> **Aim of the task**:
Please copy every line of the records below that holds the word "draws".

> **Records to use**:
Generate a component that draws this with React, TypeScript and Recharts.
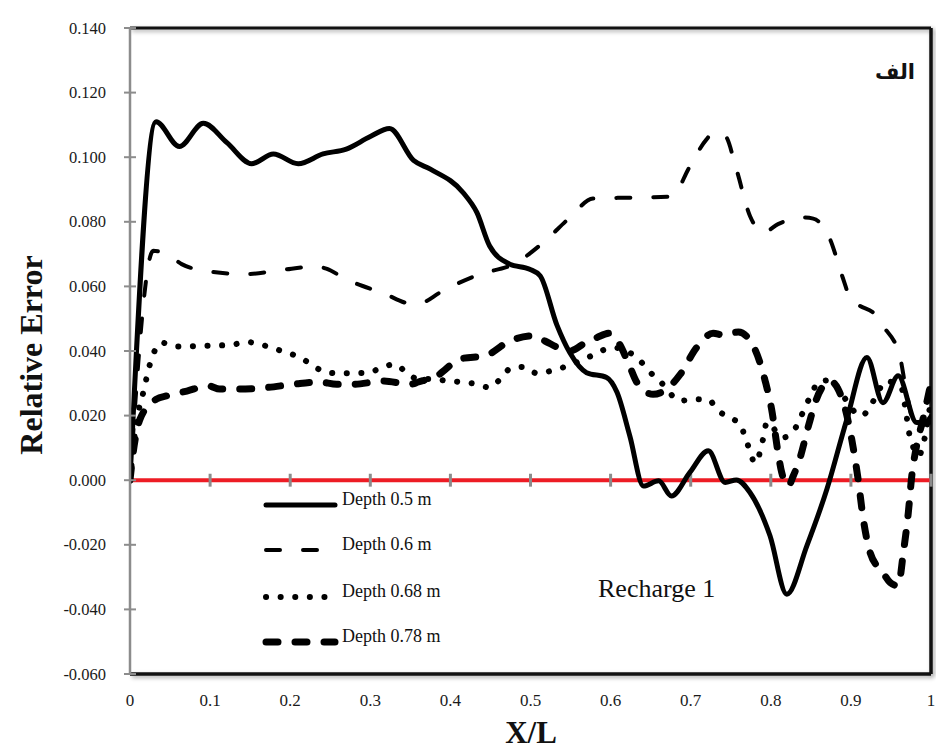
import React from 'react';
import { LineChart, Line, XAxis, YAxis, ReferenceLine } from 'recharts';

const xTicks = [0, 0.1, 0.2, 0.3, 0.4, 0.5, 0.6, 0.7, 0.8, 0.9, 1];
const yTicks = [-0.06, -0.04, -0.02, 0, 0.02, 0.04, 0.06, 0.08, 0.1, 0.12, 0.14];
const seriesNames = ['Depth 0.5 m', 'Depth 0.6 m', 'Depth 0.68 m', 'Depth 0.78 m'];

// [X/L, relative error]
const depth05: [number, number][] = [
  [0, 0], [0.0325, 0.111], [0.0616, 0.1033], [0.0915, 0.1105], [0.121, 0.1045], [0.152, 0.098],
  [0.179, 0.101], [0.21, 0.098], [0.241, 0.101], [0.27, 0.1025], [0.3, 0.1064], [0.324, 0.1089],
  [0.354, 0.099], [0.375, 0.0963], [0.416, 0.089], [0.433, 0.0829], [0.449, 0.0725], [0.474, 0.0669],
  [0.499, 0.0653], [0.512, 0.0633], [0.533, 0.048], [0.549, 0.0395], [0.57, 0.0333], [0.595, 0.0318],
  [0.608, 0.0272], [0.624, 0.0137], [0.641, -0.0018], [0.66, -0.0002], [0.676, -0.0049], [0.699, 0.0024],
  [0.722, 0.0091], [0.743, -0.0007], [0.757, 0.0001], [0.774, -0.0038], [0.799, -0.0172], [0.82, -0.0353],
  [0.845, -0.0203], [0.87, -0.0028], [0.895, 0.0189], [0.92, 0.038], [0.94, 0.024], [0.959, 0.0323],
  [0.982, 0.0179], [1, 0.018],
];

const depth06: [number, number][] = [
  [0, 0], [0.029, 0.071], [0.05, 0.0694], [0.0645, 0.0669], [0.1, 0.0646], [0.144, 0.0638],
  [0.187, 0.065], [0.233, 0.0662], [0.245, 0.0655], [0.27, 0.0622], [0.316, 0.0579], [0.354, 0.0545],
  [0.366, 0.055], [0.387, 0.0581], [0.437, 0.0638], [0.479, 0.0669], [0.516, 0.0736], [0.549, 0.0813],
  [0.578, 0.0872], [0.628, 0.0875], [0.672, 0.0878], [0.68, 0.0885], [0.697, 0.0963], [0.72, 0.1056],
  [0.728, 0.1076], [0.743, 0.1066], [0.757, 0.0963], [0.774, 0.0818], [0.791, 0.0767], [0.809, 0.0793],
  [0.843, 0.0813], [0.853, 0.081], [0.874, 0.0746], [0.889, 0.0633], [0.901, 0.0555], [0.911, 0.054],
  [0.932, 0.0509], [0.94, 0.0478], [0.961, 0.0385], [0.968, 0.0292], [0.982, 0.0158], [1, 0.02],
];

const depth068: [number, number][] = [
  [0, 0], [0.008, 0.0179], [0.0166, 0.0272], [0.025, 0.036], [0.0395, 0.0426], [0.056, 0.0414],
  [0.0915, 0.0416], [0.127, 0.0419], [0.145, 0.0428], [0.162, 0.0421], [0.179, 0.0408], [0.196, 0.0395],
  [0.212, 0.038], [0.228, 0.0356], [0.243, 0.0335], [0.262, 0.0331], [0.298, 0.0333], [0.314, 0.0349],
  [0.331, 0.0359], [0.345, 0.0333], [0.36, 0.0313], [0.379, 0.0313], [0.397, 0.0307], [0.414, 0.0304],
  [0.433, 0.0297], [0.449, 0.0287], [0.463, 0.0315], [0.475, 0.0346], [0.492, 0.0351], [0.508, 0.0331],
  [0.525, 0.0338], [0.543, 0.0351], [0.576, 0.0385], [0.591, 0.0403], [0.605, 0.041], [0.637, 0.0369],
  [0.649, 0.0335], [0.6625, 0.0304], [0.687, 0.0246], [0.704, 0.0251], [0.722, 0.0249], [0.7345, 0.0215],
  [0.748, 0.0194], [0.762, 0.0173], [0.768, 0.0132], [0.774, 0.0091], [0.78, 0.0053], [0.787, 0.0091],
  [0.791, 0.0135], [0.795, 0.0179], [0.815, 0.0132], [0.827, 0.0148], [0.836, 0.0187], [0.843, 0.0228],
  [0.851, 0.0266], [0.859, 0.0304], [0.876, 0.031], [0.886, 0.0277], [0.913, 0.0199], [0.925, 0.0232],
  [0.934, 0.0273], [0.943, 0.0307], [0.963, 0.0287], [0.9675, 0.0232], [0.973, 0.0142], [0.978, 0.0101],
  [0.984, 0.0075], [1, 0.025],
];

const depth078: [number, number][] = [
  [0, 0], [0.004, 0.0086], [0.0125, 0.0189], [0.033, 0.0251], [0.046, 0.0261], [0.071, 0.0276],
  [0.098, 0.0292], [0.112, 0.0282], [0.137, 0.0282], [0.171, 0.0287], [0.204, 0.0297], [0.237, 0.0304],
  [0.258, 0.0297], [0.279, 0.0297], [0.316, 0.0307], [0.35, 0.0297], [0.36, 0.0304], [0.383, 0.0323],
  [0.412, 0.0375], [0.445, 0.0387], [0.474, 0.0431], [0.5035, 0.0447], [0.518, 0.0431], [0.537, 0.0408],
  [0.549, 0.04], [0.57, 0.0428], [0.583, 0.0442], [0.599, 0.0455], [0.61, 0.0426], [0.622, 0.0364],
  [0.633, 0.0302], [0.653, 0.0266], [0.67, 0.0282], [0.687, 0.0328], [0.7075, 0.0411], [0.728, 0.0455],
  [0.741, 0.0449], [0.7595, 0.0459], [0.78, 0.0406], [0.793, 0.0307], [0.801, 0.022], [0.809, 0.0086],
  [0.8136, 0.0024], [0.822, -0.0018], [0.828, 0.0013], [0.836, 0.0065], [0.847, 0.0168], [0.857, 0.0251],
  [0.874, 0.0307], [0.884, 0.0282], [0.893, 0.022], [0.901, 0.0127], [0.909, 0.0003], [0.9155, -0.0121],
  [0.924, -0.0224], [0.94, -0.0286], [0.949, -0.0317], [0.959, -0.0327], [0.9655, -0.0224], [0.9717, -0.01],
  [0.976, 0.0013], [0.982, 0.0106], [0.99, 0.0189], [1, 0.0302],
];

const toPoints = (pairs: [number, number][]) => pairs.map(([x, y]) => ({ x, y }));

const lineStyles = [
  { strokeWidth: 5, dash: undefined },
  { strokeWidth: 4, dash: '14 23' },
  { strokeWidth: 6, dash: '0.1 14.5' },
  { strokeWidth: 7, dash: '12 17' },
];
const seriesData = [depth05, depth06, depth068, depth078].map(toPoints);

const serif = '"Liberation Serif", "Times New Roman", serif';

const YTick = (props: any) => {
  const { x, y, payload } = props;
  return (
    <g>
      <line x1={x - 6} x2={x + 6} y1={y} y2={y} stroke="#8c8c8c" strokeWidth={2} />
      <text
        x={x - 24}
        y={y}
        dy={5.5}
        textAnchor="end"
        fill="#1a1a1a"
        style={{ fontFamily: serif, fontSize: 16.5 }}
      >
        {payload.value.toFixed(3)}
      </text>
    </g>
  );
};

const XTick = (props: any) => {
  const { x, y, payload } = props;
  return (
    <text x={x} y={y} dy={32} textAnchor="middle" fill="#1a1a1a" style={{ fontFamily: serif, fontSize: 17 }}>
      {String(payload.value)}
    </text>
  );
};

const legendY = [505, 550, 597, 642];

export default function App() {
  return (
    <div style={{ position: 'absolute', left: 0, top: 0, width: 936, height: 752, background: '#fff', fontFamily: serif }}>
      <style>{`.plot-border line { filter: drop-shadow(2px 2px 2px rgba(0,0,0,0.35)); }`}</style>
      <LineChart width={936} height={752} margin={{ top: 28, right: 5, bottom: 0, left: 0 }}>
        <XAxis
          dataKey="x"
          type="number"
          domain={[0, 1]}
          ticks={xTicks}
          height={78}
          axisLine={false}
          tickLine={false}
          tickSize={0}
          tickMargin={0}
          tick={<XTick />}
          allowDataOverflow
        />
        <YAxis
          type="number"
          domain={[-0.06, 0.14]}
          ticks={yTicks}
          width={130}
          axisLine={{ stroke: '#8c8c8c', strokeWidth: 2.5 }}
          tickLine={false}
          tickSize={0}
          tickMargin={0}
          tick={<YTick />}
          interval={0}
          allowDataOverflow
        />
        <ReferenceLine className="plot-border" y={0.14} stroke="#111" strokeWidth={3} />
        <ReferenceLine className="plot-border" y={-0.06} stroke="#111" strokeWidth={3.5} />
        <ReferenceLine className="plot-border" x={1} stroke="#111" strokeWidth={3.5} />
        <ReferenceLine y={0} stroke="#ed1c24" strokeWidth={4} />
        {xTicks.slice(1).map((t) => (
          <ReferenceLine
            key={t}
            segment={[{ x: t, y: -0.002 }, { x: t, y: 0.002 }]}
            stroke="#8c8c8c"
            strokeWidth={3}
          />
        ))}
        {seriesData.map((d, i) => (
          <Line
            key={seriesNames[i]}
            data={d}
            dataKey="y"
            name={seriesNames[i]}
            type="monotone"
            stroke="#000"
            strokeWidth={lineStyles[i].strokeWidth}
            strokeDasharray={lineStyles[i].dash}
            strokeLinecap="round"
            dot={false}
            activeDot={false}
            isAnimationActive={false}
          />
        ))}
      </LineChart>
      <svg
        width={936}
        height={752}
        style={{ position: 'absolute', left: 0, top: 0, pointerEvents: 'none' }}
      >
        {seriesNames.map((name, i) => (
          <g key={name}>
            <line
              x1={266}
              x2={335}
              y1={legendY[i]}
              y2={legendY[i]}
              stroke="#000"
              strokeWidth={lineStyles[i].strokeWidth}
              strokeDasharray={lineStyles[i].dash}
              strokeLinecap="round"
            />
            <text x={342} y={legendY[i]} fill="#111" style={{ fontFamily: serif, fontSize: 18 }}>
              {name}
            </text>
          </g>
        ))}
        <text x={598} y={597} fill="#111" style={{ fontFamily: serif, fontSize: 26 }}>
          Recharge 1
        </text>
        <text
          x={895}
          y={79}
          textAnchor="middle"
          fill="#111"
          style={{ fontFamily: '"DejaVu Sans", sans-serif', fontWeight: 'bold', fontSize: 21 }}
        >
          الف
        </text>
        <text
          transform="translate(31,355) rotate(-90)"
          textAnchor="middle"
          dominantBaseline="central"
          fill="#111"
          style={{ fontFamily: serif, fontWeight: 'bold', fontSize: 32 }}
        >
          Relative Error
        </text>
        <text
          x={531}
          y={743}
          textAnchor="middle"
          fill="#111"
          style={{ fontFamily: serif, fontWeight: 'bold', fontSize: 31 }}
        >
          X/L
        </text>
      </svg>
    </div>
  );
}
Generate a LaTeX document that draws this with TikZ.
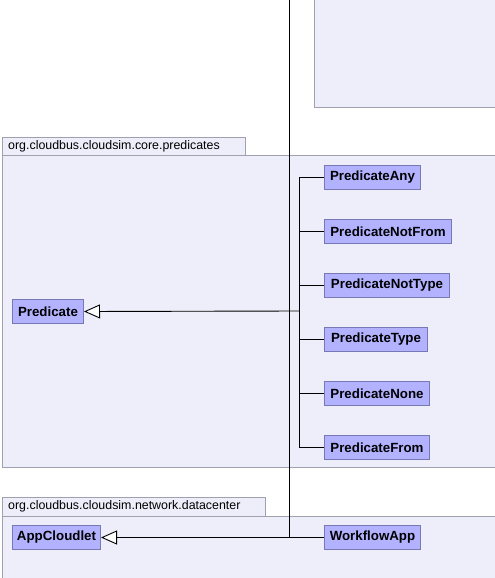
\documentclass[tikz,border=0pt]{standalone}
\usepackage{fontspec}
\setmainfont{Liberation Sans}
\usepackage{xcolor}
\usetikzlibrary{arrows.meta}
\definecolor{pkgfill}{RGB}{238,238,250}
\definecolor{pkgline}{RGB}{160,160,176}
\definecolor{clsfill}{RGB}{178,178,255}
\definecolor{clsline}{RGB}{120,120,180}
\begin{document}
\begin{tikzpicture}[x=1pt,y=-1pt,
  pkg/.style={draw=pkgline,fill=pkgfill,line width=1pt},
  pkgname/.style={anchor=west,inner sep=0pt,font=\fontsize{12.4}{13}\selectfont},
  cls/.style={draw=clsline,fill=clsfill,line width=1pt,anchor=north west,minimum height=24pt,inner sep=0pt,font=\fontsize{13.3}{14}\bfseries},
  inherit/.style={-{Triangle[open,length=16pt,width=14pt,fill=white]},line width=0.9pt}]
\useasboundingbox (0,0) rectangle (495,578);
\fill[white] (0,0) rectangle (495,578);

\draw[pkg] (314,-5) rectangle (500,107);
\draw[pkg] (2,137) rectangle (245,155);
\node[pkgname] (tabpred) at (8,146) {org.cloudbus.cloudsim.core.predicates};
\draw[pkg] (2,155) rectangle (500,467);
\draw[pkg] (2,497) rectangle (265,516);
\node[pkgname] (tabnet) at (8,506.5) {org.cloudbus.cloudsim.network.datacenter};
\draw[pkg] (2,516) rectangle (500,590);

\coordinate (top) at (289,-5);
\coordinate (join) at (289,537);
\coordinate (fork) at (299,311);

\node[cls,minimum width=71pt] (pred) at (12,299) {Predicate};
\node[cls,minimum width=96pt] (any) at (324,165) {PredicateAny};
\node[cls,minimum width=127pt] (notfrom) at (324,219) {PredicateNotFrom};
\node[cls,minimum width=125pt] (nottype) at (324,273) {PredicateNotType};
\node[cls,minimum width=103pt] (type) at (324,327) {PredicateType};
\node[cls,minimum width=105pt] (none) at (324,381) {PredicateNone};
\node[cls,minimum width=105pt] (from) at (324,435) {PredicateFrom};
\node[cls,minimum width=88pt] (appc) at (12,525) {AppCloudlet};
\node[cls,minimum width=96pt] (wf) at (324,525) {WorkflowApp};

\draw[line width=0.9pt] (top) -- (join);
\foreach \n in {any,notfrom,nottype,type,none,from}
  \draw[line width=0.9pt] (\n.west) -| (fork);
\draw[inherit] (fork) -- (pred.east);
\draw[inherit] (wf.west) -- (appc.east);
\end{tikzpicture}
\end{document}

> **Response to this task**:
Generate a component that draws this with React, TypeScript and Recharts.
Generate a LaTeX document that draws this with TikZ.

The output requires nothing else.